New Optimization Attempts

1. WebView Pre‑Creation

Creating a WebView ahead of time using MutableContextWrapper and storing it in a cache pool reduces first‑screen latency by over 200 ms. The cached instance is retrieved on page load and its context is swapped to the current activity.

/** Create WebView instance using application context */
public void prepareNewWebView() {
    if (mCachedWebViewStack.size() < CACHED_WEBVIEW_MAX_NUM) {
        mCachedWebViewStack.push(new WebView(new MutableContextWrapper(getAppContext())));
    }
}
/** Acquire a suitable WebView from the pool */
private WebView acquireWebViewInternal(Context context) {
    if (mCachedWebViewStack == null || mCachedWebViewStack.isEmpty()) {
        return new WebView(context);
    }
    WebView webView = mCachedWebViewStack.pop();
    MutableContextWrapper wrapper = (MutableContextWrapper) webView.getContext();
    wrapper.setBaseContext(context);
    return webView;
}

2. NA Component Lazy Loading

Load the WebView and call loadUrl immediately after initialization, avoiding waiting for activity lifecycle callbacks.

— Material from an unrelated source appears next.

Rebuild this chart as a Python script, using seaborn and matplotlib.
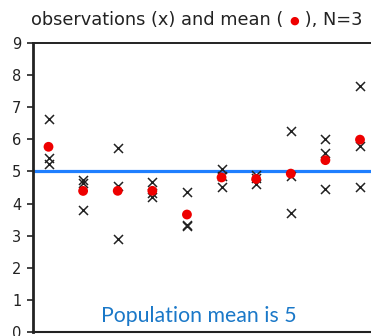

Delay initialization of the comment component until pageFinish or first‑screen paint, saving 60–100 ms on the 80th‑percentile.

3. Kernel Optimizations

Rendering thread split: An IOThread fetches HTML, a ParserThread parses it, and the MainThread renders. When a parsed div with a special class exceeds screen height, the kernel renders the first screen without waiting for the whole document, shaving 100–200 ms.

Pre‑load JS: After WebView creation, a lightweight JS stub runs to initialize the WebView logic, cutting another ~80 ms.

Balancing Traffic and Speed

Frequent prefetch consumes bandwidth; hit rate exceeds 90 % but effective usage is only ~15 %.

Compress prefetch packages (inline CSS, icons) – size reduced by ~40 %.

Intelligent prefetch: score resources to decide 4G prefetch, yielding a 9.5 ms improvement for images.

Video prefetch throttling during peak traffic – cuts video traffic by ~7 % and peak bandwidth by 3 % with <100 ms start‑up degradation.

AI‑driven prefetch prediction based on user behavior to further reduce waste.

Summary & Outlook

Combining server‑side static rendering, dynamic fill‑back, animation‑fix, WebView pre‑creation, NA lazy loading, and kernel tweaks achieved sub‑second first‑screen times. The 80th‑percentile improved by 80–150 ms.

Do work early: pre‑create WebView and prefetch data.

Parallelize: image direct‑out & request interception, async data preparation.

Lightweight: trim HTML/CSS/JS size.

Simplify: use static output for purely informational pages.

Future Work

Support dynamic page updates for highly interactive content.

Open‑source the optimization framework and gather community feedback.